The electronic age into which we are now entering promises many wonders to make our lives easier and more pleasant. Developments in manufacturing, housing, transportation and communications - all promise a bright new world. But it is about communications that I wish particularly to speak.

When new automobiles again run on our highways they will undoubtedly be equipped with radar, as will every other vehicle. No longer will airplane, train or even the sputtering motorcycle crash into hidden obstructions, thanks to the wonders of science. Radar can even be applied to the home, as a burglar-alarm, for example, or to detect obstructions on the cellar steps. Electronic devices will find many other uses as high-frequency paint-dryers, veneer-gluers, and even cordless permanent-waving machines for the ladies. Garage-door openers and other remote-control devices are not only possible but practical. Then there are certain to be other applications such as personal pedestrian telephones, two-way wrist-radios and nursery baby-cry announcing systems.

Before all these wonders can be fully realized, however, something must be done about the chief obstructionist - the amateur broadcaster. For many years his antennas have depreciated property values and created lightning hazards. He has been absorbing broadcast waves and creating various disturbances such as static, fading and fluttering in the broadcast band. He has created intolerable interference to innocent listeners with his meaningless code and chatter.

Amateur radio comic - RF CafeDefenders of the amateur broadcaster have made much of his discovery of the utility of short waves. That he stumbled upon this discovery is by no means remarkable; as Mark Twain said: "It was wonderful of Columbus to have discovered America but it would have been even more wonderful to have missed it." It is a matter of record that his confinement to 200 meters was not voluntary, but instead was brought about because of his interference with other services and general worthlessness even in days gone by.

Silly Claims

And what, indeed, has the amateur broadcaster done with his discovery? He has filled up the wave-bands with inane conversation of no discoverable meaning or value. His claims to usefulness during national disaster are transparently silly, not to say fraudulent. There is no mention of these services outside of his own radio magazines; and even if they do exist, there is nothing he has done or can do that would not be better done by public service, telephone and railroad companies, with expert operators and commercial equipment designed by engineers of training and experience. In this connection, it is significant that the amateur broadcaster has no official place in the War Emergency Radio Service (though a few have managed to enter the organization, possibly by concealing their amateur broadcasting background).

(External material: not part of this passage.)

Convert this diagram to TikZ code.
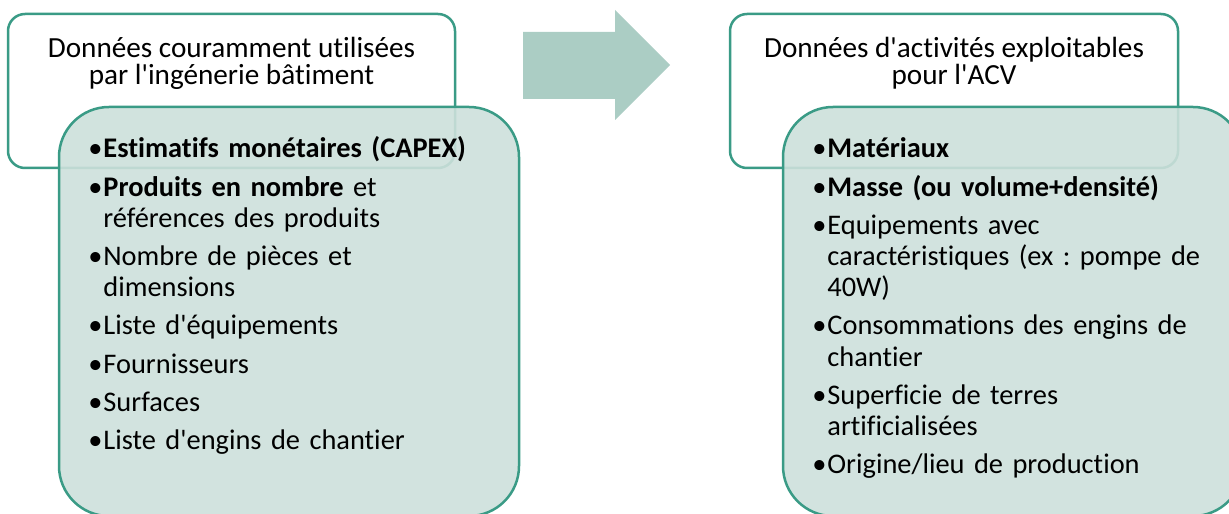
\documentclass[tikz,border=0pt]{standalone}
\usepackage{fontspec}
\setmainfont{Carlito}[Ligatures={NoCommon}]
\definecolor{boxline}{HTML}{3A9B86}
\definecolor{boxfill}{HTML}{CDE0DB}
\definecolor{arrowfill}{HTML}{ABCDC4}
\newcommand{\bul}[1]{\noindent\hangindent=7.5pt\hangafter=1\makebox[7.5pt][l]{•}#1\par}
\newcommand{\apos}{\textquotesingle}
\frenchspacing

\begin{document}
\begin{tikzpicture}[x=0.5pt,y=-0.5pt,
    outerbox/.style={draw=boxline,line width=1.25pt,fill=white,rounded corners=8.5pt},
    innerbox/.style={draw=boxline,line width=1.25pt,fill=boxfill,fill opacity=0.9,rounded corners=25pt},
    titletext/.style={align=center,inner sep=0pt,anchor=base,font=\fontsize{14.6}{13.8}\selectfont},
    listtext/.style={anchor=base west,inner sep=0pt,text width=215pt,font=\fontsize{14.2}{15.6}\selectfont}]
    \useasboundingbox (0,0) rectangle (1229,513);
    % left block
    \draw[outerbox] (8,14) rectangle (455,168);
    \node[titletext] (lefttitle) at (231.5,85) {Données couramment utilisées\\par l\apos ingénerie bâtiment};
    \draw[innerbox] (59,107) rectangle (519,516);
    \node[listtext] (leftlist) at (88,158) {\setlength{\parskip}{3.5pt}%
      \bul{\textbf{Estimatifs monétaires (CAPEX)}}
      \bul{\textbf{Produits en nombre} et\newline références des produits}
      \bul{Nombre de pièces et\newline dimensions}
      \bul{Liste d\apos équipements}
      \bul{Fournisseurs}
      \bul{Surfaces}
      \bul{Liste d\apos engins de chantier}};
    % arrow
    \fill[arrowfill] (523,32) -- (615,32) -- (615,10) -- (670,65) -- (615,120) -- (615,99) -- (523,99) -- cycle;
    % right block
    \draw[outerbox] (730,14) rectangle (1178,168);
    \node[titletext] (righttitle) at (954,85) {Données d\apos activités exploitables\\pour l\apos ACV};
    \draw[innerbox] (783,107) rectangle (1243,516);
    \node[listtext] (rightlist) at (812,158) {\setlength{\parskip}{3.5pt}%
      \bul{\textbf{Matériaux}}
      \bul{\textbf{Masse (ou volume+densité)}}
      \bul{Equipements avec\newline caractéristiques (ex : pompe de\newline 40W)}
      \bul{Consommations des engins de\newline chantier}
      \bul{Superficie de terres\newline artificialisées}
      \bul{Origine/lieu de production}};
\end{tikzpicture}
\end{document}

The amateurs are also vociferous about being a reserve of trained operators for military service in time of war. This is, of course, absurd; the Signal Corps has its own training schools, and so could have little use for hobbyists whose chief occupation before the war was annoying legitimate radio users such as broadcast listeners. Besides, it must be apparent by this time that, in an intelligently planned' world, war cannot exist. Granting, for the sake of argument, that the amateur broadcaster was useful in this war, there could be no use for him in the future. Gratitude, even if it seemed to be indicated, has no place here, if only because the amateur broadcaster will never again be called upon for war communication service, because there will be no more wars. The Anglo-Saxon powers will see to it that no aggressor nation ever again can take the civilized world by the throat.

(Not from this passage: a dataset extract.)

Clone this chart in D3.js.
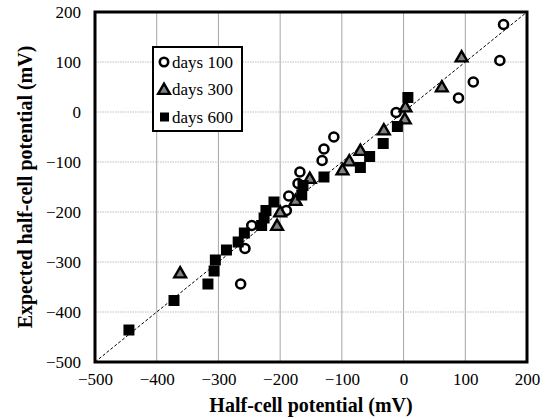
<!DOCTYPE html>
<html lang="en">
<head>
<meta charset="UTF-8">
<title>Half-cell potential scatter</title>
<script src="https://d3js.org/d3.v7.min.js"></script>
<style>
  body { margin: 0; background: #fff; }
  svg { display: block; }
  svg text { font-family: "Liberation Serif", "Times New Roman", serif; fill: #000; }
  .axis-title { font-size: 20px; font-weight: bold; }
  .legend text { font-size: 17px; }
</style>
</head>
<body>
<svg id="chart" width="545" height="419"></svg>
<script>
  // values: [half-cell, expected]
  const days100 = [[162, 175], [156, 103], [113, 60], [89, 28], [-12, -1], [-113, -50],
    [-129, -74], [-132, -97], [-168, -120], [-171, -143], [-186, -168], [-190, -197],
    [-246, -227], [-257, -273], [-264, -344]];
  const days300 = [[94, 110], [62, 50], [3, 10], [2, -14], [-32, -36], [-70, -77],
    [-88, -98], [-99, -116], [-152, -133], [-175, -177], [-200, -200], [-205, -227],
    [-362, -322]];
  const days600 = [[7, 29], [-10, -29], [-33, -63], [-55, -89], [-70, -111], [-129, -130],
    [-163, -147], [-165, -166], [-210, -180], [-223, -197], [-226, -212], [-230, -227],
    [-258, -242], [-268, -260], [-287, -276], [-305, -296], [-307, -318], [-317, -344],
    [-372, -377], [-445, -436]];
  const ticks = [-500, -400, -300, -200, -100, 0, 100, 200];
  const legendLabels = ["days 100", "days 300", "days 600"];

  const serif = "Liberation Serif";
  const margin = { left: 95, top: 12, right: 18, bottom: 57 };
  const width = 545, height = 419;

  const svg = d3.select("#chart");

  const x = d3.scaleLinear().domain([-500, 200]).range([margin.left, width - margin.right]);
  const y = d3.scaleLinear().domain([-500, 200]).range([height - margin.bottom, margin.top]);

  // grid lines
  svg.append("g")
    .selectAll("line")
    .data(ticks.slice(1, -1))
    .join("line")
    .attr("x1", d => x(d)).attr("x2", d => x(d))
    .attr("y1", y(200)).attr("y2", y(-500))
    .attr("stroke", "#a6a6a6").attr("stroke-width", 1);

  svg.append("g")
    .selectAll("line")
    .data(ticks.slice(1, -1))
    .join("line")
    .attr("x1", x(-500)).attr("x2", x(200))
    .attr("y1", d => y(d)).attr("y2", d => y(d))
    .attr("stroke", "#bfbfbf").attr("stroke-width", 1.2)
    .attr("stroke-dasharray", "1.5,1");

  // 1:1 line
  svg.append("line")
    .attr("x1", x(-500)).attr("y1", y(-500))
    .attr("x2", x(200)).attr("y2", y(200))
    .attr("stroke", "#000").attr("stroke-width", 1)
    .attr("stroke-dasharray", "3,2");

  // axes
  const xAxis = svg.append("g")
    .attr("transform", `translate(0,${y(-500)})`)
    .call(d3.axisBottom(x).tickValues(ticks).tickSize(0).tickPadding(11).tickFormat(d3.format("d")));
  xAxis.select(".domain").remove();

  const yAxis = svg.append("g")
    .attr("transform", `translate(${x(-500)},0)`)
    .call(d3.axisLeft(y).tickValues(ticks).tickSize(0).tickPadding(14).tickFormat(d3.format("d")));
  yAxis.select(".domain").remove();

  xAxis.attr("font-family", serif).attr("font-size", 17);
  yAxis.attr("font-family", serif).attr("font-size", 17);

  // markers
  const gPts = svg.append("g");

  gPts.selectAll("circle")
    .data(days100)
    .join("circle")
    .attr("cx", d => x(d[0])).attr("cy", d => y(d[1]))
    .attr("r", 4.5)
    .attr("fill", "#fff").attr("stroke", "#000").attr("stroke-width", 2.6);

  const tri = d3.symbol().type(d3.symbolTriangle).size(60);
  gPts.selectAll("path.tri")
    .data(days300)
    .join("path")
    .attr("class", "tri")
    .attr("d", tri)
    .attr("transform", d => `translate(${x(d[0])},${y(d[1]) + 1})`)
    .attr("fill", "#808080").attr("stroke", "#000").attr("stroke-width", 2.4)
    .attr("stroke-linejoin", "miter");

  gPts.selectAll("rect")
    .data(days600)
    .join("rect")
    .attr("x", d => x(d[0]) - 5.5).attr("y", d => y(d[1]) - 5.5)
    .attr("width", 11).attr("height", 11)
    .attr("fill", "#000");

  // frame
  svg.append("rect")
    .attr("x", x(-500)).attr("y", y(200))
    .attr("width", x(200) - x(-500)).attr("height", y(-500) - y(200))
    .attr("fill", "none").attr("stroke", "#000").attr("stroke-width", 3);

  // axis titles
  svg.append("text")
    .attr("class", "axis-title")
    .attr("x", (x(-500) + x(200)) / 2).attr("y", 412)
    .attr("text-anchor", "middle")
    .text("Half-cell potential (mV)");

  svg.append("text")
    .attr("class", "axis-title")
    .attr("transform", `translate(32,${(y(-500) + y(200)) / 2}) rotate(-90)`)
    .attr("text-anchor", "middle")
    .text("Expected half-cell potential (mV)");

  // legend
  const legend = svg.append("g").attr("class", "legend");
  legend.append("rect")
    .attr("x", 153).attr("y", 47).attr("width", 89).attr("height", 84)
    .attr("fill", "#fff").attr("stroke", "#000").attr("stroke-width", 2);

  const rows = legendLabels.map((label, i) => ({ label, cy: 62 + i * 27.5 }));
  legend.selectAll("text")
    .data(rows)
    .join("text")
    .attr("x", 172).attr("y", d => d.cy + 5.5)
    .text(d => d.label);

  legend.append("circle")
    .attr("cx", 164).attr("cy", rows[0].cy).attr("r", 4.2)
    .attr("fill", "#fff").attr("stroke", "#000").attr("stroke-width", 2.6);
  legend.append("path")
    .attr("d", tri)
    .attr("transform", `translate(164,${rows[1].cy + 1})`)
    .attr("fill", "#808080").attr("stroke", "#000").attr("stroke-width", 2.4);
  legend.append("rect")
    .attr("x", 160).attr("y", rows[2].cy - 4.5).attr("width", 9).attr("height", 9)
    .attr("fill", "#000");
</script>
</body>
</html>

As for the technical advances sometimes attributed to amateur broadcasters, it must be obvious that no hobbyist could compete with the great commercial laboratories. It is well known that they must buy most of their equipment, and such equipment as they themselves build almost invariably is only a slavish copy of successful commercial equipment, since obviously they themselves cannot design other than rudimentary instruments.

Civilization Imperiled

It is becoming increasingly obvious that amateur broadcasting can no longer be permitted if civilization is to progress. Who can tell how many airplanes, trains and other vehicles will crash into hidden obstructions and cause serious loss of life only because some boy, playing with amateur broadcasting, has interfered with the proper operation of their radars?

And in any case, how could there be room for amateur broadcasting in a spectrum already overcrowded, even without the new assignments which must be made for wood-gluing, paint-drying, soldering and other similar processes not yet discovered?

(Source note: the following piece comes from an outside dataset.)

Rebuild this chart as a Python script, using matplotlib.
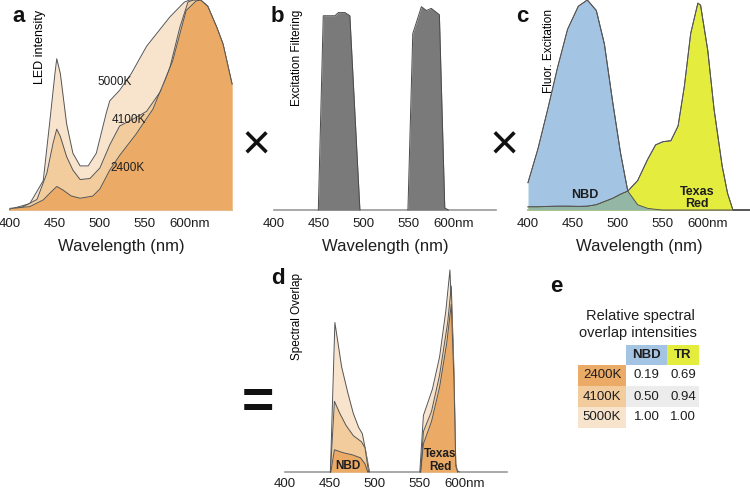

Electronics radar comic - RF CafeIt might be asked why the amateur broadcaster has been permitted to clutter up our frequencies for so many years. The answer is simple: he has organized himself into an association which has a lobby of sorts, as well as press representation; the latter, fortunately, not very effective. While not so efficient as some others, these agencies have been instrumental in preserving the amateur broadcaster's privileges to the annoyance of industry and the public at large.

Is there a remedy? Indeed, yes. Fortunately, those in authority have practically unlimited powers in wartime, and the said authority may be - indeed, must be - continued after peace once more spreads her comforting wings over a war-torn world. Nothing could be simpler than to extend, so as to cover the entire country, the present military zones within which private (as distinguished from commercial) communication systems are forbidden - as indeed they should be in this day of air power. To do so would require no legislation; a directive would be sufficient authority.

But this might not be permanently effective; what of the voting strength of the amateur broadcaster? Fortunately, he does not use it to the best advantage, and since, save as an unmitigated nuisance, he is unknown to the general public, of which he forms a very minor fraction, he can be safely and easily suppressed.

A long-term policy to rid the country of the amateur broadcaster might well begin by restricting his operations to the region above 1000 Mc., with a maximum radiated power of three watts, an assigned beam direction of not over 15 degrees spread in any dimension, and, of course, a time schedule.

Heavy taxation would also be effective. First, it would discourage a practice which at present cannot expediently be legislated against, all the possession of firearms has been. (Heavy taxation has been valuable in the past; as an outstanding example, the use of white phosphorus in the manufacture of the common kitchen match has been discouraged solely by this means.) Second, the funds thus obtained could be added to the billions needed to finance the agencies that will be needed to regulate and administer the many affairs of our brave new world.